Set down the data below from its first line to the line holding "600, 700, 800];", inclusive; omit all pictures.

★ ★ ★ ★

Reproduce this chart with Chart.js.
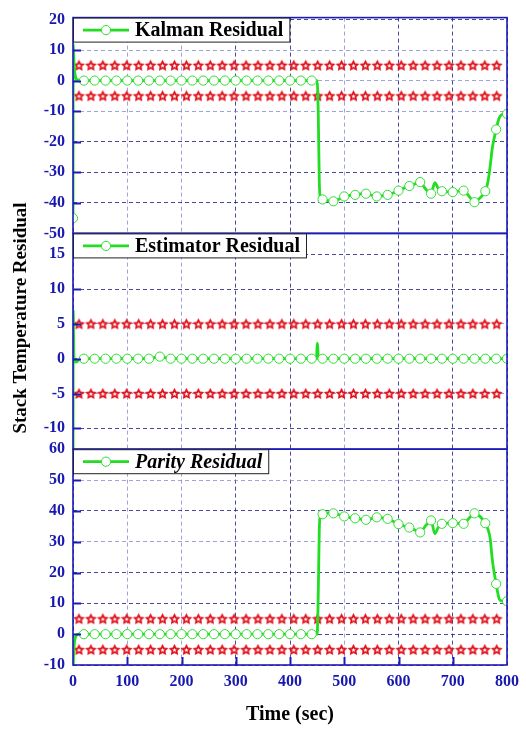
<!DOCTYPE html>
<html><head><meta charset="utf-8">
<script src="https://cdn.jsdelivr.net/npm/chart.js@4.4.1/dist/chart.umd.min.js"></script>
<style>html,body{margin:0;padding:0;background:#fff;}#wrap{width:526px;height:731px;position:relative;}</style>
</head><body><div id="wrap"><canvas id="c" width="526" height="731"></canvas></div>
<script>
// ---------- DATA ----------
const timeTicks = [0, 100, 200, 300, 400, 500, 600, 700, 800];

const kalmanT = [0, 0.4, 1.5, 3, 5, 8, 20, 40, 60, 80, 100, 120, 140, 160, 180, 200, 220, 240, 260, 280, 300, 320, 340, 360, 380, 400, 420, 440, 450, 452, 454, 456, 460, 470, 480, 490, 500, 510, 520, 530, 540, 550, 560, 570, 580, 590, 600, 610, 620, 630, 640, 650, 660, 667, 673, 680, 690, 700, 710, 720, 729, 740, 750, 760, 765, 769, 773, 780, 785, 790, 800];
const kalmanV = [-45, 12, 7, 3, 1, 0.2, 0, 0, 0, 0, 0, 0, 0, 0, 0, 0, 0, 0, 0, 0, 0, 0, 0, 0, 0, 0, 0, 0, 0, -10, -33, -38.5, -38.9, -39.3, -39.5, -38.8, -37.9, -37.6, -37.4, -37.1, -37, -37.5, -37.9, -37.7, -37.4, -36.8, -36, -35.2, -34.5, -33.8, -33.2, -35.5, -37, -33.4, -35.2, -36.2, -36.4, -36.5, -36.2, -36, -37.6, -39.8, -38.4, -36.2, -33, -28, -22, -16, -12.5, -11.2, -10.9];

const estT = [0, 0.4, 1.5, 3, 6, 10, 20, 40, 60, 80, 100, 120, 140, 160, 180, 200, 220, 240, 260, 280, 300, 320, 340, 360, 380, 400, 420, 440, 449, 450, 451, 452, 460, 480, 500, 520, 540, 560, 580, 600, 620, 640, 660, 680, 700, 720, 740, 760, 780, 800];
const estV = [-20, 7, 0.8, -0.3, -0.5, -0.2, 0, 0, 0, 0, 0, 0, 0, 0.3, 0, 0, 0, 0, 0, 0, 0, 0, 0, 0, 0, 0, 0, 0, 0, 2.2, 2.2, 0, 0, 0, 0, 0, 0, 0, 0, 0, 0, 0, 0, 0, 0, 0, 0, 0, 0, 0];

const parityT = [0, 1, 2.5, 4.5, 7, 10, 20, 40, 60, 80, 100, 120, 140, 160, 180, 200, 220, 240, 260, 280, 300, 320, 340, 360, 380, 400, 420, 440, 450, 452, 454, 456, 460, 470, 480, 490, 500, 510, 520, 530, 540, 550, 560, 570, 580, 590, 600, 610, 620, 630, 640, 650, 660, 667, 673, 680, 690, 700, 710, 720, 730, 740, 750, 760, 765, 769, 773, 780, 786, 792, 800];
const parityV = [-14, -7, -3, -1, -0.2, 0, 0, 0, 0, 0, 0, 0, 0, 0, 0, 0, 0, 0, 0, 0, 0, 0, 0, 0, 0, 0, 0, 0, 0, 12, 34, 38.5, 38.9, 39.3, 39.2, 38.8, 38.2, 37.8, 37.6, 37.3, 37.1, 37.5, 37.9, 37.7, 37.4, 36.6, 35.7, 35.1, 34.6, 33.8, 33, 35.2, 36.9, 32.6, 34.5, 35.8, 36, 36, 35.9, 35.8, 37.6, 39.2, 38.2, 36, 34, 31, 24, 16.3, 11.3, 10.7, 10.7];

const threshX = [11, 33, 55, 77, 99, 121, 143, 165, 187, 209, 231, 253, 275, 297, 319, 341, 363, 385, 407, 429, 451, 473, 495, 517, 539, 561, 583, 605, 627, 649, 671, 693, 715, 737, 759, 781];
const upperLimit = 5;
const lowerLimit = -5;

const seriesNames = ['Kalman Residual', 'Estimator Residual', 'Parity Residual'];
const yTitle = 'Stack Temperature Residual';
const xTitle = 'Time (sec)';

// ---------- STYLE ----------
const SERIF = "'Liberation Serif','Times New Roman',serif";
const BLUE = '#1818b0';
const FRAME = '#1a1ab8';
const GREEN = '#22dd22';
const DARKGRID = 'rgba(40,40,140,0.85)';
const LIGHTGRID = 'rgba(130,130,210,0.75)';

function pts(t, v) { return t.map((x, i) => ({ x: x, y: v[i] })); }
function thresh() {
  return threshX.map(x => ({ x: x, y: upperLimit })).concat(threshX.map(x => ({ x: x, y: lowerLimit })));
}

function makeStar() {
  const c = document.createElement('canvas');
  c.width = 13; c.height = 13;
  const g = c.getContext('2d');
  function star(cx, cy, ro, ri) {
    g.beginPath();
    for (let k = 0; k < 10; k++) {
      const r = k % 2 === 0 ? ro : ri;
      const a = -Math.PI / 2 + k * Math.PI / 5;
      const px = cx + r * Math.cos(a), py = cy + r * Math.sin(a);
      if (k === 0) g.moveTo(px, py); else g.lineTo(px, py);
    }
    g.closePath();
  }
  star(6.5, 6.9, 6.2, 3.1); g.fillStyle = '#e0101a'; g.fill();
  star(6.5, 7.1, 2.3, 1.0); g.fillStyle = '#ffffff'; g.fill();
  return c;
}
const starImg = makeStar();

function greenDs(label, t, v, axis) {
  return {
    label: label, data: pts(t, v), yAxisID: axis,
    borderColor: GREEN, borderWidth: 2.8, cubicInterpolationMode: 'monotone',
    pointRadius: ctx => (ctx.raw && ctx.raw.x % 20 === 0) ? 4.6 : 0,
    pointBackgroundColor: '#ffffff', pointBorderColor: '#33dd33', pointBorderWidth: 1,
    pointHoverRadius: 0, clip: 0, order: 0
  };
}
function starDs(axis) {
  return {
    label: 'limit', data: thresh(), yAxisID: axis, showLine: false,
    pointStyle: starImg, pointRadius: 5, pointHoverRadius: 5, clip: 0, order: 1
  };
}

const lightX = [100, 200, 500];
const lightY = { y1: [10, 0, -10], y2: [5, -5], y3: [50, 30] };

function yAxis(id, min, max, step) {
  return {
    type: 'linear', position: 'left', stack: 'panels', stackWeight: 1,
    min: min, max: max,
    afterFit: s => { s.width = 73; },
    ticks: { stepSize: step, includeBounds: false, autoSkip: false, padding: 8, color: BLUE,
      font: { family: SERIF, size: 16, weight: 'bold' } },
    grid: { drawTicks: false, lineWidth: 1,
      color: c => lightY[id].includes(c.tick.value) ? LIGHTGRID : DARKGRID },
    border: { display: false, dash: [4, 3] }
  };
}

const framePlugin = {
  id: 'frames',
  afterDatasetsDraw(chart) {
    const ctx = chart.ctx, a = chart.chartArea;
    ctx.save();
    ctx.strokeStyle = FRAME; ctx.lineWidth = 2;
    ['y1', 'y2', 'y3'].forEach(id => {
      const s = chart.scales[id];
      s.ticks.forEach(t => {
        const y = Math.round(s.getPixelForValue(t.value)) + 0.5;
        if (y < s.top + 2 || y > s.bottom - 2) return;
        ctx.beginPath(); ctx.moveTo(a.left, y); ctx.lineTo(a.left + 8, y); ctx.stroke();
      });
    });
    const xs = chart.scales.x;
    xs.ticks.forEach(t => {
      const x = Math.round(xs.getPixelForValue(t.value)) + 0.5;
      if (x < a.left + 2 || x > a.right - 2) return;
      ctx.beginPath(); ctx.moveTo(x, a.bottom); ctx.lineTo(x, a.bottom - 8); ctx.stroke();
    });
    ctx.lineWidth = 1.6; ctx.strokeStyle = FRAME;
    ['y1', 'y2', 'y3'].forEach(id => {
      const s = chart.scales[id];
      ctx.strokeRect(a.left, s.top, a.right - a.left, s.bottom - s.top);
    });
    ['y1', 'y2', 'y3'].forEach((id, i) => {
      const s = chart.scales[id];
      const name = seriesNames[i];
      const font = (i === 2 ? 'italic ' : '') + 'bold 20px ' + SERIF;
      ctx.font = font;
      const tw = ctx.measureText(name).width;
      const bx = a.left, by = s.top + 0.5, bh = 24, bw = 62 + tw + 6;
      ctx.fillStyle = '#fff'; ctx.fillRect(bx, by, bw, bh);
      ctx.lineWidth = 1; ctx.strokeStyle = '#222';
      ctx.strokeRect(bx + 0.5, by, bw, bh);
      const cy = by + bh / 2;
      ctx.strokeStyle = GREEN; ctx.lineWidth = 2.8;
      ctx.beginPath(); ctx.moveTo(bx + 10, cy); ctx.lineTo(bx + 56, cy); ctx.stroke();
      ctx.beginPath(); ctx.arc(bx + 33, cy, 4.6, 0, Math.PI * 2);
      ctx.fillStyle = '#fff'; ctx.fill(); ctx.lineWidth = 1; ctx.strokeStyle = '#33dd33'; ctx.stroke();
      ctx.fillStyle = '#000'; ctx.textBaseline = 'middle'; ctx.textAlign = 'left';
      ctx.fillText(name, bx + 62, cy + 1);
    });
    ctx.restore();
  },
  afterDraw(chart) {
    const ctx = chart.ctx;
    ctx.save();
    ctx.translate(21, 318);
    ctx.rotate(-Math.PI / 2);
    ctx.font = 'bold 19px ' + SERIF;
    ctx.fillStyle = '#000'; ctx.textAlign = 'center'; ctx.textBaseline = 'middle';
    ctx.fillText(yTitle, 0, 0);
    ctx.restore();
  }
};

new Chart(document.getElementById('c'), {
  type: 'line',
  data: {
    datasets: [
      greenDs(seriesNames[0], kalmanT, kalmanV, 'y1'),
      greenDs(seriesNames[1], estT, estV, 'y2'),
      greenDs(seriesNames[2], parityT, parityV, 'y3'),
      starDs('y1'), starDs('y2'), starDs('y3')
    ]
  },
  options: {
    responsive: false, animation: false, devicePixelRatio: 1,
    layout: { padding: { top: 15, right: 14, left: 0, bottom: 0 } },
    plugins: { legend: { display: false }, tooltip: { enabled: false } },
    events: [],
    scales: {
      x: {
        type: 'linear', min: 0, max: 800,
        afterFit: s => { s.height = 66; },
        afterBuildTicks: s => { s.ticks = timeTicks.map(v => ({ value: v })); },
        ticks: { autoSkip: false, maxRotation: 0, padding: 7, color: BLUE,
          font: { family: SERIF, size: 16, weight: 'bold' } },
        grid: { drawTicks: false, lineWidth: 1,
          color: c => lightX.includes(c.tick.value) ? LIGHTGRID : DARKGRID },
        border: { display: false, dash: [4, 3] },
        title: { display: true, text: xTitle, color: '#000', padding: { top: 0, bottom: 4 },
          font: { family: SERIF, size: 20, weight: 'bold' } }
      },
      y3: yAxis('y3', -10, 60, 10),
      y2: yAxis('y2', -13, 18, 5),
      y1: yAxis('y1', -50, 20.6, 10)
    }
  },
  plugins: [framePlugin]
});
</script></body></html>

★ ★ ★ ★

RESULT OF THIS EXERCISE:
Reproduce this chart with Chart.js.
<!DOCTYPE html>
<html><head><meta charset="utf-8">
<script src="https://cdn.jsdelivr.net/npm/chart.js@4.4.1/dist/chart.umd.min.js"></script>
<style>html,body{margin:0;padding:0;background:#fff;}#wrap{width:526px;height:731px;position:relative;}</style>
</head><body><div id="wrap"><canvas id="c" width="526" height="731"></canvas></div>
<script>
// ---------- DATA ----------
const timeTicks = [0, 100, 200, 300, 400, 500, 600, 700, 800];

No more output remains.